Thanks to public pressure from NOP and independent, private, and parochial school leaders and advocates, the money will be allocated to non-public schools and not revert to the governor’s general fund. 

It begs the question, why did it take more than two years to allocate these funds to the schools that  rightly deserved it? 

It also continues to underscore Pritzker’s poor policy decision to allow school districts to remain closed, some for almost two years, and the detrimental effect it had on students and teachers’ ability to educate.   

Pritzker’s proposal with large dollar signs isn’t rewriting the book on education policy in Illinois. He’s using the same old archaic government-centric policies that have failed Illinois students for decades.

Meanwhile, Governors Kim Reynolds from Iowa, Ron DeSantis from Florida, and Sarah Sanders from Arkansas are education innovators and flipping the script on what politicians have done for decades.

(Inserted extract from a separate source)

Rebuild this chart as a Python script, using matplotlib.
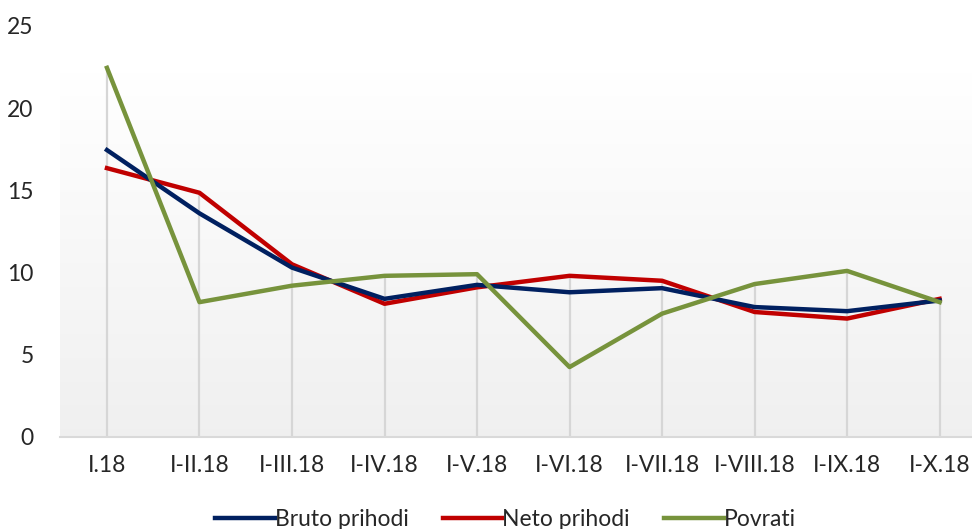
import matplotlib
matplotlib.use("Agg")
import matplotlib.pyplot as plt
import numpy as np

categories = ["I.18", "I-II.18", "I-III.18", "I-IV.18", "I-V.18", "I-VI.18",
              "I-VII.18", "I-VIII.18", "I-IX.18", "I-X.18"]
bruto = [17.45, 13.6, 10.3, 8.4, 9.25, 8.8, 9.05, 7.9, 7.65, 8.3]
neto = [16.35, 14.85, 10.5, 8.1, 9.1, 9.8, 9.5, 7.6, 7.2, 8.4]
povrati = [22.45, 8.2, 9.2, 9.8, 9.9, 4.25, 7.5, 9.3, 10.1, 8.2]
yticks = [0, 5, 10, 15, 20, 25]

plt.rcParams['font.family'] = ['Lato', 'DejaVu Sans']

fig = plt.figure(figsize=(9.72, 5.29), dpi=100)
ax = fig.add_axes([0.0617, 0.174, 0.9383, 0.777])

x = np.arange(len(categories))

# gradient background
grad = np.linspace(1.0, 0.0, 256).reshape(-1, 1)
top = np.array([1.0, 1.0, 1.0])
bot = np.array([0.94, 0.94, 0.94])
img = top * grad[..., None] + bot * (1 - grad[..., None])
ax.imshow(img, extent=[0, 1, 0, 0.886], transform=ax.transAxes,
          aspect='auto', zorder=0)

# drop lines
maxv = np.max(np.vstack([bruto, neto, povrati]), axis=0)
ax.vlines(x, 0, maxv, color='#d6d6d6', lw=1.6, zorder=1)

ax.plot(x, bruto, color='#002060', lw=3.2, label='Bruto prihodi', zorder=3,
        solid_joinstyle='round')
ax.plot(x, neto, color='#C00000', lw=3.2, label='Neto prihodi', zorder=2,
        solid_joinstyle='round')
ax.plot(x, povrati, color='#77933C', lw=3.2, label='Povrati', zorder=4,
        solid_joinstyle='round')

ax.set_xlim(-0.508, 9.35)
ax.set_ylim(0, 25)
ax.set_yticks(yticks)
ax.set_xticks(x)
ax.set_xticklabels(categories)
for s in ['top', 'right', 'left']:
    ax.spines[s].set_visible(False)
ax.spines['bottom'].set_color('#d9d9d9')
ax.spines['bottom'].set_linewidth(1.5)
ax.tick_params(length=0, labelsize=16.5, colors='#262626')
ax.tick_params(axis='y', pad=19)
ax.tick_params(axis='x', pad=13)
ax.patch.set_alpha(0)

leg = fig.legend(loc='lower center', bbox_to_anchor=(0.52, -0.04), ncol=3,
                 frameon=False, fontsize=16.5, handlelength=2.6,
                 handletextpad=0.0, columnspacing=1.5)
for t in leg.get_texts():
    t.set_color('#262626')

fig.savefig('out.png', dpi=100)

They are funding students directly instead of an unaccountable, bloated public school system. 

School choice is this generation’s biggest civil rights issue, and Pritzker refuses to change with the times and support parents who want more choices in their child’s educational opportunities. 

School choice policies may be controversial in teacher union circles, but not with the American people as a whole. A poll from last summer found that 72% of Americans support school choice, including an overwhelming majority of both Republicans and Democrats. 

So what is Governor Pritzker waiting for? Other states are delivering opportunities for families and Pritzker is still stuck in his old ways.   

Pritzker’s policies suggest two things: 

  1. He prefers to be judged on how much money he is spending, not what the outcomes are for students, and
  2. He also is very specific on who he thinks deserves education dollars. And that’s not non-public schools. Otherwise, he would open the floodgates and empower all families to take their education dollars to a school of their choice and it wouldn’t have taken two years and public pressure to disperse EANS while students struggled. 

If things continue this way, Pritzker will succeed in winning flashy headlines, but those who stand to lose the most, Illinois families, will be left behind.